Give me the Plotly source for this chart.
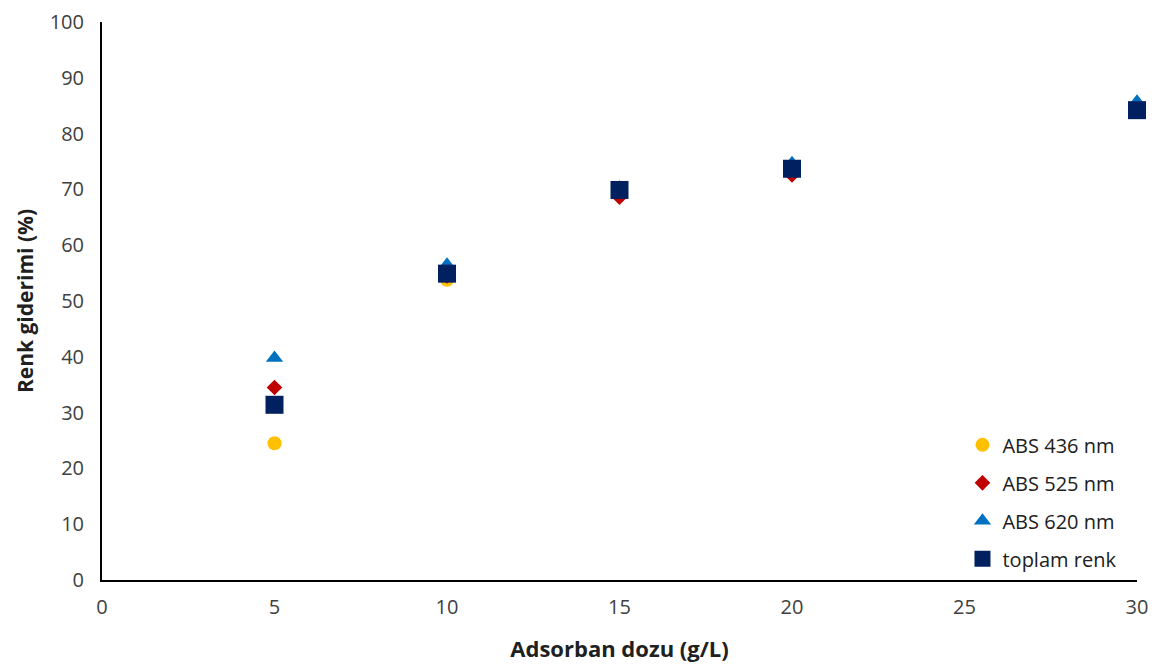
import plotly.graph_objects as go

x_vals = [5, 10, 15, 20, 30]
abs436 = [24.5, 53.8, 70.0, 73.5, 84.0]
abs525 = [34.5, 54.5, 68.6, 72.6, 84.0]
abs620 = [39.8, 56.5, 70.3, 74.7, 85.7]
toplam = [31.4, 54.9, 69.9, 73.7, 84.2]

names = ["ABS 436 nm", "ABS 525 nm", "ABS 620 nm", "toplam renk"]
colors = ["#FFC000", "#C00000", "#0070C0", "#002060"]
symbols = ["circle", "diamond", "triangle-up", "square"]
sizes = [14, 12, 15, 18]
series = [abs436, abs525, abs620, toplam]

fig = go.Figure()
for i, (n, c, s, sz, y) in enumerate(zip(names, colors, symbols, sizes, series)):
    fig.add_trace(go.Scatter(x=x_vals, y=y, mode="markers", name=n, legendgroup=f"g{i}",
                             cliponaxis=False,
                             marker=dict(color=c, symbol=s, size=sz, line=dict(width=0))))

font_fam = "Open Sans, Lato, sans-serif"
fig.update_layout(
    width=1140, height=655,
    margin=dict(l=94, r=11, t=14, b=83),
    paper_bgcolor="white", plot_bgcolor="white",
    font=dict(family=font_fam, size=20, color="#404040"),
    xaxis=dict(range=[0, 30], tickvals=[0, 5, 10, 15, 20, 25, 30], showgrid=False,
               zeroline=False, showline=True, linecolor="black", linewidth=2,
               ticks="", tickfont=dict(size=20, color="#404040"), automargin=False,
               ticklabelstandoff=8, ticklabeloverflow="allow",
               title=dict(text="<b>Adsorban dozu (g/L)</b>", font=dict(size=22, color="#202020"), standoff=24)),
    yaxis=dict(range=[0, 100], tickvals=list(range(0, 101, 10)), showgrid=False,
               zeroline=False, showline=True, linecolor="black", linewidth=2,
               ticks="", tickfont=dict(size=20, color="#404040"), ticklabelstandoff=12,
               automargin=False, ticklabeloverflow="allow",
               title=dict(text="<b>Renk giderimi (%)</b>", font=dict(size=21, color="#202020"), standoff=10)),
    legend=dict(x=0.985, y=0.003, xanchor="right", yanchor="bottom",
                bgcolor="rgba(255,255,255,0)", font=dict(size=20, color="#202020"),
                traceorder="grouped", tracegroupgap=9, itemwidth=30),
    showlegend=True,
)
fig.write_html("out.html")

• **PROBLEM DESCRIPTION**:
Would you reproduce the lines above, from the very first through the line containing "series = [abs436, abs525, abs620, toplam]", exactly and without the pictures?

• **TASK ANSWER**:
Give me the Plotly source for this chart.
import plotly.graph_objects as go

x_vals = [5, 10, 15, 20, 30]
abs436 = [24.5, 53.8, 70.0, 73.5, 84.0]
abs525 = [34.5, 54.5, 68.6, 72.6, 84.0]
abs620 = [39.8, 56.5, 70.3, 74.7, 85.7]
toplam = [31.4, 54.9, 69.9, 73.7, 84.2]

names = ["ABS 436 nm", "ABS 525 nm", "ABS 620 nm", "toplam renk"]
colors = ["#FFC000", "#C00000", "#0070C0", "#002060"]
symbols = ["circle", "diamond", "triangle-up", "square"]
sizes = [14, 12, 15, 18]
series = [abs436, abs525, abs620, toplam]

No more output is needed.